At December 31, 2025, we recorded $23.3 million of contingent consideration liabilities related to the five contingent consideration arrangements still outstanding and the total potential maximum of the remaining contingent consideration payments is $50.0 million. If all remaining revenue, EBITDA and retention rate targets were to be achieved, our partners would be entitled to payments of up to $39.0 million in calendar year 2026 for achieving targets through September 30, 2026; and $5.5 million in calendar year 2027 for achieving targets through September 30, 2027; and $5.5 million in calendar year 2028 for achieving targets through September 30, 2028. If the actual achievement of contingent consideration payments in 2026 through 2028 was at the maximum target amounts, we would record an additional $26.7 million of expense over the next three years. This analysis does not take into account the assumed obligation from Hippo's Homebuilder Distribution Network, which does not have a maximum.

79

Description

Judgments and Uncertainties

Effect if Actual Results Differ from Assumptions

Valuation Allowance for Deferred Tax Assets

We record a tax provision for the anticipated tax consequences of the reported results of operations. We compute the provision for income taxes using the asset and liability method, under which deferred tax assets and liabilities are recognized for the expected future tax consequences of temporary differences between the financial reporting and tax bases of assets and liabilities, and for operating losses and tax credit carryforwards. We measure deferred tax assets and liabilities using the currently enacted tax rates in each jurisdiction that applies to taxable income in effect for the years in which those tax assets are expected to be realized or settled.

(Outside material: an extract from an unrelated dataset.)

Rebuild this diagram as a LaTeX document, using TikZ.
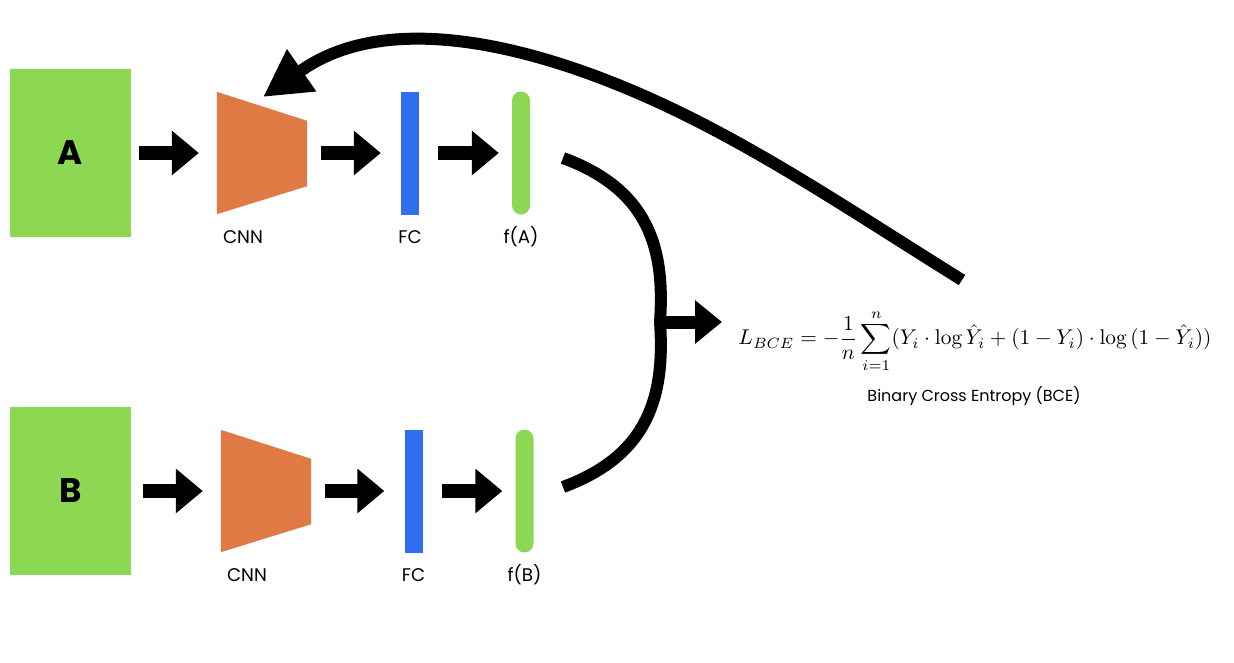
\documentclass[tikz,border=0pt]{standalone}
\usepackage{fontspec}
\usepackage{graphicx}
\newfontfamily\pop{Poppins}
\usetikzlibrary{arrows.meta}
\definecolor{boxgreen}{HTML}{8DD853}
\definecolor{cnnorange}{HTML}{DF7A44}
\definecolor{fcblue}{HTML}{2F6EF1}
\begin{document}
\begin{tikzpicture}[x=1pt,y=-1pt,
  inbox/.style={fill=boxgreen, minimum width=121pt, minimum height=168pt, inner sep=0pt,
    font=\pop\bfseries\fontsize{34}{34}\selectfont},
  cnnbox/.style={minimum width=90pt, minimum height=122pt, inner sep=0pt},
  fcbar/.style={fill=fcblue, minimum width=18pt, minimum height=123pt, inner sep=0pt},
  fbar/.style={fill=boxgreen, minimum width=18pt, minimum height=123pt, inner sep=0pt, rounded corners=9pt},
  lbl/.style={font=\pop\fontsize{18.3}{20}\selectfont, inner sep=0pt, anchor=base},
  blk/.style={line width=14pt, -{Triangle[length=27pt,width=43pt]}},
  curve/.style={line width=12pt},
  bigarrow/.style={line width=12pt, -{Triangle[length=47pt,width=48pt]}}]
\useasboundingbox (0,0) rectangle (1234,662);

% row A
\node[inbox] (A) at (70.5,153) {A};
\node[cnnbox] (cnnA) at (262,153) {};
\fill[cnnorange] (cnnA.north west) -- ([yshift=-29pt]cnnA.north east) -- ([yshift=28pt]cnnA.south east) -- (cnnA.south west) -- cycle;
\node[fcbar] (fcA) at (410,153) {};
\node[fbar] (fA) at (521,153) {};
\node[lbl] (cnnAl) at ([xshift=-19pt,yshift=-29pt]cnnA.south) {CNN};
\node[lbl] (fcAl) at ([yshift=-29pt]fcA.south) {FC};
\node[lbl] (fAl) at ([yshift=-29pt]fA.south) {f(A)};
\draw[blk] ([xshift=8pt]A.east) -- ([xshift=-18pt]cnnA.west);
\draw[blk] ([xshift=14pt]cnnA.east) -- ([xshift=-20pt]fcA.west);
\draw[blk] ([xshift=19pt]fcA.east) -- ([xshift=-13pt]fA.west);

% row B
\node[inbox] (B) at (70.5,491) {B};
\node[cnnbox] (cnnB) at (266,491) {};
\fill[cnnorange] (cnnB.north west) -- ([yshift=-29pt]cnnB.north east) -- ([yshift=28pt]cnnB.south east) -- (cnnB.south west) -- cycle;
\node[fcbar] (fcB) at (413.5,491) {};
\node[fbar] (fB) at (524.5,491) {};
\node[lbl] (cnnBl) at ([xshift=-19pt,yshift=-29pt]cnnB.south) {CNN};
\node[lbl] (fcBl) at ([yshift=-29pt]fcB.south) {FC};
\node[lbl] (fBl) at ([yshift=-29pt]fB.south) {f(B)};
\draw[blk] ([xshift=12pt]B.east) -- ([xshift=-18pt]cnnB.west);
\draw[blk] ([xshift=14pt]cnnB.east) -- ([xshift=-20pt]fcB.west);
\draw[blk] ([xshift=19pt]fcB.east) -- ([xshift=-13pt]fB.west);

% loss
\node[inner sep=0pt] (loss) at (975,341) {\resizebox{473pt}{!}{$\displaystyle L_{BCE} = -\frac{1}{n}\sum_{i=1}^{n}(Y_i\cdot\log\hat{Y}_i+(1-Y_i)\cdot\log\,(1-\hat{Y}_i))$}};
\node[lbl, font=\pop\fontsize{16}{18}\selectfont] (bce) at (974,401) {Binary Cross Entropy (BCE)};

% brace
\coordinate (fAo) at (563,158);
\coordinate (fBo) at (563,487);
\coordinate (join) at (660,322);
\coordinate (lossIn) at (722,322);
\draw[curve] (fAo) .. controls (650,190) and (665,250) .. (join) .. controls (665,394) and (650,455) .. (fBo);
\draw[line width=13pt, -{Triangle[length=27pt,width=42pt]}] (join) -- (lossIn);

% feedback arrow
\coordinate (fbStart) at (962,280);
\coordinate (fbMid) at (660,103);
\coordinate (fbBase) at (302,70);
\coordinate (cnnTip) at (263,97);
\draw[bigarrow] (fbStart) .. controls (859,216) and (762,150) .. (fbMid)
  .. controls (541,48) and (392,8) .. (fbBase) -- (cnnTip);
\end{tikzpicture}
\end{document}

We are required to establish a valuation allowance for deferred tax assets and record a charge to income if it is determined, based on available evidence at the time the determination is made, that it is more likely than not that some portion or all of the deferred tax assets will not be realized.

Our evaluation of the realizability of the deferred tax assets contains uncertainties because it requires management to make assumptions and to apply judgment to estimate future taxable income or loss. Many variables go into estimating future taxable income or loss, including estimates of our future revenue growth and management's expectations of ongoing investments. Our evaluation also requires management to consider significant, objective evidence to determine if it is more likely than not that we will be able to realize our deferred tax assets in the future. Considerations include recent results of operations, projected future taxable income, tax-planning strategies, potential changes in tax law and rates, and future reversals of existing taxable temporary differences.

During the last three years, we have not made any changes in the accounting methodology used to evaluate the realizability of the deferred tax assets.

We review and re-assess our cumulative three-year loss before income taxes on a quarterly basis. Deferred tax assets have been reduced by a full valuation allowance at December 31, 2025 due to a determination that it is more likely than not that all of the deferred tax assets will not be realized based on the weight of all available evidence.

If we had concluded that it was more likely than not that the full deferred tax assets will be realized, our valuation allowance would have been reversed and we would have recognized deferred tax assets of approximately $210.7 million, before indirect tax considerations, on our consolidated balance sheet at December 31, 2025.

If we did not have a valuation allowance established, we would have recognized an income tax benefit of approximately $13.7 million, before indirect tax considerations, for the year ended December 31, 2025.